LITTLE VILLAGE — As Farragut Career Academy students trickled in to their auditorium Friday, excitement was in the air — and for good reason.
Farragut, 2345 S. Christiana Ave., was the last of five Chicago public schools this week to be surprised with full-ride college scholarships, courtesy of nonprofit Hope Chicago.
The scholarships will cover all costs — including tuition, room and board, books and fees — at 20 Illinois colleges, universities and trade schools that partner with the nonprofit. All Illinois state schools and City Colleges of Chicago work with Hope Chicago, spokesperson Julia Brun said.
One guardian per household is also eligible for a scholarship, and students will get a $750 stipend each year to cover expenses.
Farragut attendees are among 4,000 students across the district that received full scholarships from Hope this week. Hope also offered scholarships to all students at Benito Juarez Community Academy in Pilsen, Al Raby High School in Garfield Park, Morgan Park High School and Noble Prep in Englewood.
Friday’s assembly started with a performance by the school’s drumline, then WGCI radio personality Trey White recruited two teams of students from the crowd for a relay race to dress and undress in the classic graduation garb.
Attendees then watched a video in which students expressed the barriers they face in achieving their higher education goals, and in everyday life.
Hope’s CEO Dr. Janice Jackson brought the nonprofit’s co-founders Pete Kadens and Ted Koenig onto the stage to deliver the big announcement: all currently enrolled students at Farragut Academy, and one of their guardians, would go to college for free.
The crowd burst into cheers and tears as everyone processed what they’d just heard.
Gov.
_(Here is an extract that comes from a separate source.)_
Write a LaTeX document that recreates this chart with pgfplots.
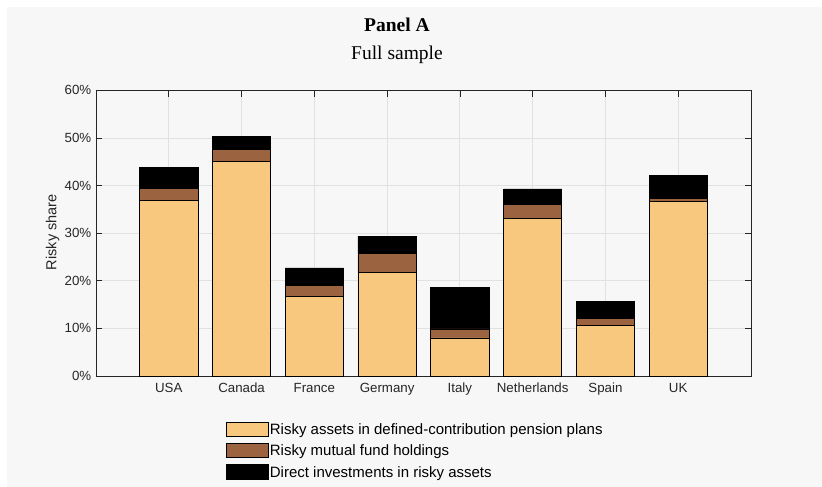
\documentclass[border=0pt]{standalone}
\usepackage{pgfplots}
\pgfplotsset{compat=1.18}
\usepackage{fontspec}
\setmainfont{Liberation Sans}
\newfontfamily\titlefont{Liberation Serif}
\definecolor{bgc}{HTML}{F7F7F7}
\definecolor{pens}{HTML}{F8C87F}
\definecolor{mutf}{HTML}{9C6340}
\definecolor{txt}{HTML}{262626}
\definecolor{gridc}{HTML}{E1E1E1}
\begin{document}
\begin{tikzpicture}
\path[use as bounding box] (-96bp,-111bp) rectangle (726bp,376bp);
\fill[bgc] (-89bp,-111bp) rectangle (726bp,369bp);
\node[anchor=base, inner sep=0pt, text=black] at (301bp,344.3bp) {\titlefont\bfseries\fontsize{19.5bp}{23bp}\selectfont Panel A};
\node[anchor=base, inner sep=0pt, text=black] at (301bp,316bp) {\titlefont\fontsize{19.5bp}{23bp}\selectfont Full sample};
\begin{axis}[
  scale only axis,
  width=655bp, height=285.7bp,
  xmin=0, xmax=9, ymin=0, ymax=60,
  ybar stacked, bar width=0.8,
  xtick={1,2,3,4,5,6,7,8},
  xticklabels={USA,Canada,France,Germany,Italy,Netherlands,Spain,UK},
  ytick={0,10,20,30,40,50,60},
  yticklabel={\pgfmathprintnumber{\tick}\%},
  /pgf/number format/assume math mode=true,
  tick align=inside,
  major tick length=6.5bp,
  tick style={draw=txt, line width=0.6bp},
  xmajorgrids, ymajorgrids,
  grid style={draw=gridc, line width=0.8bp},
  axis line style={draw=txt, line width=0.8bp},
  ticklabel style={font=\fontsize{13.3bp}{16bp}\selectfont, text=txt},
  yticklabel style={inner sep=0pt, xshift=-4.5bp},
  xticklabel style={inner sep=0pt, yshift=-7bp},
  ylabel={Risky share},
  ylabel style={at={(axis description cs:-0.0606,0.5035)}, anchor=base, font=\fontsize{14.5bp}{17bp}\selectfont, text=txt},
  legend style={draw=none, fill=none, at={(axis description cs:0.1985,-0.1598)}, anchor=north west,
    inner sep=0pt, outer sep=0pt, row sep=6.4bp,
    font=\fontsize{15bp}{18bp}\selectfont, text=black,
    nodes={inner sep=0pt, text height=12.6bp, text depth=1.7bp},
    /tikz/every odd column/.append style={column sep=1.8bp}},
  legend cell align=left,
  legend image code/.code={\draw[#1, draw=black, line width=0.6bp] (0bp,-7.15bp) rectangle (41.5bp,7.15bp);},
]
\addplot[fill=pens, draw=black, line width=0.7bp] coordinates {(1,36.8) (2,45.1) (3,16.7) (4,21.7) (5,8.0) (6,33.1) (7,10.6) (8,36.7)};
\addlegendentry{Risky assets in defined-contribution pension plans}
\addplot[fill=mutf, draw=black, line width=0.7bp] coordinates {(1,2.6) (2,2.5) (3,2.3) (4,4.1) (5,1.9) (6,2.9) (7,1.5) (8,0.6)};
\addlegendentry{Risky mutual fund holdings}
\addplot[fill=black, draw=black, line width=0.7bp] coordinates {(1,4.4) (2,2.8) (3,3.7) (4,3.5) (5,8.7) (6,3.3) (7,3.6) (8,4.9)};
\addlegendentry{Direct investments in risky assets}
\end{axis}
\end{tikzpicture}
\end{document}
JB Pritzker and Mayor Lori Lightfoot stopped by to express their support for the future Hope Scholars.
“Farragut seniors, you are giving families all across Illinois a glimpse of what can be achieved when you have the opportunity to learn and to innovate and succeed and build a more prosperous and inclusive future,” Pritzker said.
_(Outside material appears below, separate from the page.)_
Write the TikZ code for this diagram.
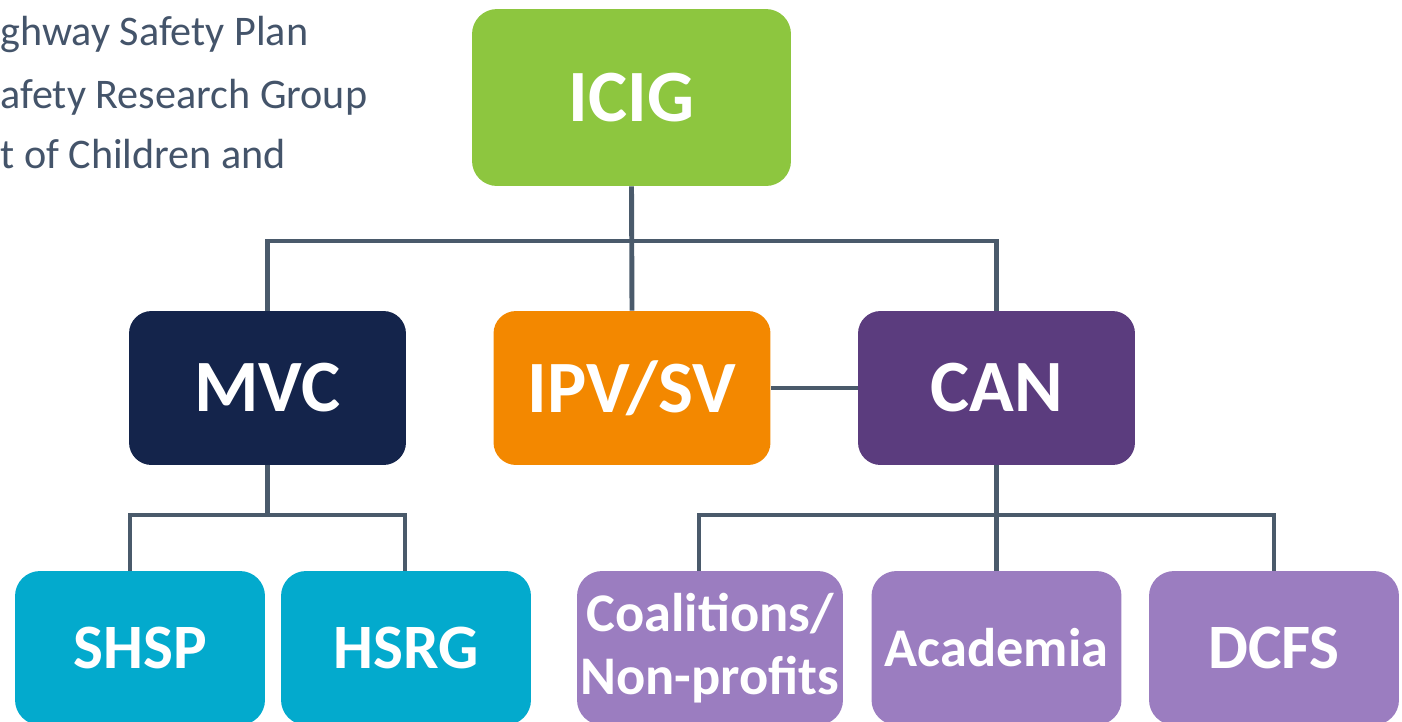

More Chicago Public Schools students are graduating from high school than ever before, and 90 percent of surveyed 9th graders say they want to go to college, according to Hope Chicago. Yet only 63 percent enroll and just 27 percent graduate, according to a survey from Hope Chicago, and the rapidly rising cost of college means affordability is a major issue.
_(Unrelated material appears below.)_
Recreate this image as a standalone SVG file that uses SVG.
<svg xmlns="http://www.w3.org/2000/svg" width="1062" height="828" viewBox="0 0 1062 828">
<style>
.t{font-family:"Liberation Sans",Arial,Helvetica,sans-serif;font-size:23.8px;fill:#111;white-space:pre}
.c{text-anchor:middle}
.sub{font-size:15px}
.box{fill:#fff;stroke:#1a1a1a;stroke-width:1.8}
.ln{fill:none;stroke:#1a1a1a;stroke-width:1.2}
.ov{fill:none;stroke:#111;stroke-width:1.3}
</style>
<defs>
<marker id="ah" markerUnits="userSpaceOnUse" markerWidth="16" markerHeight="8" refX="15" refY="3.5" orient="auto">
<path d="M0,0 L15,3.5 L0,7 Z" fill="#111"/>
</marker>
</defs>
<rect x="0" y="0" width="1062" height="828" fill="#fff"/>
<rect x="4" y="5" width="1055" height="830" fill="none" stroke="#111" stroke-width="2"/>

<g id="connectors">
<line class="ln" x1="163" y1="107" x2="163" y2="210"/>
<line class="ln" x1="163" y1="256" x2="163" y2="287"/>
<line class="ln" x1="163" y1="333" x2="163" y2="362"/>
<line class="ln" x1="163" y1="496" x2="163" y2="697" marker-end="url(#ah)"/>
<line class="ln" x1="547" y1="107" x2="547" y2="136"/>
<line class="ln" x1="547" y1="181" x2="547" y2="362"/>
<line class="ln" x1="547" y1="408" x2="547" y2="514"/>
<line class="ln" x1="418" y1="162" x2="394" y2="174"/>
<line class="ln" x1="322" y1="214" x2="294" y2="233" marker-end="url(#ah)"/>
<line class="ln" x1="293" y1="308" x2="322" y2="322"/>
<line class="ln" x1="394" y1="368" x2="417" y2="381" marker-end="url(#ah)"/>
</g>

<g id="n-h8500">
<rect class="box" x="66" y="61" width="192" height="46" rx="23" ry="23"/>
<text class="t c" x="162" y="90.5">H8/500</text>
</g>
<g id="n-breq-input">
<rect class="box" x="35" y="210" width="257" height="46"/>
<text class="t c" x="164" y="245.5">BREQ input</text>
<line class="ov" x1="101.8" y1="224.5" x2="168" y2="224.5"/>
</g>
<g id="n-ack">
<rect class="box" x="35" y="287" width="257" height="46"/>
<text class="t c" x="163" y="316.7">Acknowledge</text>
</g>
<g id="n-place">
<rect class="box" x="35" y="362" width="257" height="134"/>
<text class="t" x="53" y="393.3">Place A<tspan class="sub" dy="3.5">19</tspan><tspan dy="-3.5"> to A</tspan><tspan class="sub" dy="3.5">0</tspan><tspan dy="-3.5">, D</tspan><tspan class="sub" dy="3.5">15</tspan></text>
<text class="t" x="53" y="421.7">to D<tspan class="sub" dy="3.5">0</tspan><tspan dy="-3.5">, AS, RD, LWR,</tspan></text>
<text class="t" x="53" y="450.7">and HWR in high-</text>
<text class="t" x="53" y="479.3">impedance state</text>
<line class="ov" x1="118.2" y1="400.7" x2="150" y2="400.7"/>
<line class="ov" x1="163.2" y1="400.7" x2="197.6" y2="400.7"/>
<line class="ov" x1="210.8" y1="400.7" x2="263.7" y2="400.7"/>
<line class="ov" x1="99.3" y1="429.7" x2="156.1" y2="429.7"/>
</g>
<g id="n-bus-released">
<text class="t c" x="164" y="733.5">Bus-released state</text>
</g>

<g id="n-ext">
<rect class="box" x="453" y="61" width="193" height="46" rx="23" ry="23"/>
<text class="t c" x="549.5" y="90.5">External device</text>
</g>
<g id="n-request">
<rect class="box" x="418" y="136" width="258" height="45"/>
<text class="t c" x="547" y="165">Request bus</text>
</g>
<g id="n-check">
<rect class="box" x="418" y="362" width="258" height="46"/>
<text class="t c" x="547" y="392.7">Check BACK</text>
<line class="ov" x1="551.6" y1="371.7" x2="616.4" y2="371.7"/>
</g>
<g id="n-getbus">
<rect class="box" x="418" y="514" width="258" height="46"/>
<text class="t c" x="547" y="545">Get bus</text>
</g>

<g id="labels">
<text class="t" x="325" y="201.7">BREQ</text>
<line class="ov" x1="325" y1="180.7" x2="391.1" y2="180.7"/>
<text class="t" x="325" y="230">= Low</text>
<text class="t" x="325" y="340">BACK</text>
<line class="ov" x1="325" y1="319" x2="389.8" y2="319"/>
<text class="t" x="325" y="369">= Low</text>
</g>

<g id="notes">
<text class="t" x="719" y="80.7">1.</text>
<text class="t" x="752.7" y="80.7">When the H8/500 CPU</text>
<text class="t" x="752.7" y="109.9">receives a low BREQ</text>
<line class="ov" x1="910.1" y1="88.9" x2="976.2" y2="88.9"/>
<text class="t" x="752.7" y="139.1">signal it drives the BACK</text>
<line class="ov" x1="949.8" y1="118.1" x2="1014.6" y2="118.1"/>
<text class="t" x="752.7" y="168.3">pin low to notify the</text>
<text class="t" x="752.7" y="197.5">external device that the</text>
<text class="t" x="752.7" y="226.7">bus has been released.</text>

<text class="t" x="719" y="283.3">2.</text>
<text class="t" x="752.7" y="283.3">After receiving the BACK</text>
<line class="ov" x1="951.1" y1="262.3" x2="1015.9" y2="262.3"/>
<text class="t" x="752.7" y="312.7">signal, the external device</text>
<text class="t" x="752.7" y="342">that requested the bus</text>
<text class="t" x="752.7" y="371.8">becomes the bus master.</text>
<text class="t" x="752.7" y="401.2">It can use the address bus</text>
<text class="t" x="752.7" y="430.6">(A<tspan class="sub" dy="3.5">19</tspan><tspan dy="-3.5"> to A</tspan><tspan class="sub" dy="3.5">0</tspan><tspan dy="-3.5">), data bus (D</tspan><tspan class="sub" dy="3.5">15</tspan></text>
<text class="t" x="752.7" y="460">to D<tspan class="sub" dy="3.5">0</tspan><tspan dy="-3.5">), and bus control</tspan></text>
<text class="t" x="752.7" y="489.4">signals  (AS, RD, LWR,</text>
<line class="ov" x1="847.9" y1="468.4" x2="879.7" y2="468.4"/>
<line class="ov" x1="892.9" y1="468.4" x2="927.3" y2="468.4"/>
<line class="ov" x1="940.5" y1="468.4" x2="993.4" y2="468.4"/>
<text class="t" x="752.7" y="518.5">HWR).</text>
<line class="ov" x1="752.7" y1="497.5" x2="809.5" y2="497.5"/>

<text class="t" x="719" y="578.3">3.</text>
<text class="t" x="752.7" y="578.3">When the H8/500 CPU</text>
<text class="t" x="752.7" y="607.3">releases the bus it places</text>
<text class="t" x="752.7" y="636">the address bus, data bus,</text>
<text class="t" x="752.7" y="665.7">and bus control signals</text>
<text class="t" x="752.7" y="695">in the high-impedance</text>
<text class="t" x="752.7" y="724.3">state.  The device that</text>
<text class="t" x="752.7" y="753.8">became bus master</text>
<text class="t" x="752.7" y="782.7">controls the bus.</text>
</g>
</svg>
“The promise of college is not as clear to most of our students as it seems,” said Jackson, who stepped down as CPS leader last year.
Jackson said when she was a principal at Al Raby and Westinghouse College Prep, “there would be small things that prevented kids from going to college,” — from not knowing where to find support, to “being too embarrassed or shy to say ‘I need a bus ticket’ or explain their situation.”
Hope Chicago scholarships are granted regardless of GPA and citizenship, two factors which often disqualify students from other scholarships.
“It is a remarkable gift,” Lightfoot said, referencing her own experience with “the stress of worrying semester to semester whether or not [she] would be able to go back” to college.
“You now have the opportunity to not feel that burden or stress and just fulfill your passion,” she said. “This gives you the opportunity to dream big.”
She encouraged parents to take advantage of the scholarships as well.
“Parents, don’t think that you can’t do this,” Lightfoot said. “This gives you an opportunity to take advantage of the same thing you want for your kids.”
Hope Chicago explored census data, historical college enrollment and completion data, and a variety of other factors to identify priority neighborhoods and schools.
“I’m happy that we’re doing this at five schools,” Jackson said. “But, the reality is, we have 150 schools in CPS and a whole bunch of them need support like this.”
Established in 2021 by Kadens and Koenig and led by Jackson, Hope Chicago plans to raise and invest $1 billion in scholarships and other support over the next decade for Chicago students and their parents to attend college or trade school.
“We’re removing the biggest barrier, which is financial,” Jackson said. “Now it’s time for the whole team to step in and work in consultation and conjunction with CPS and the staff at these schools to really get our kids to take advantage of this.”
“While I’m on stage celebrating, I’m also thinking about the work,” she said.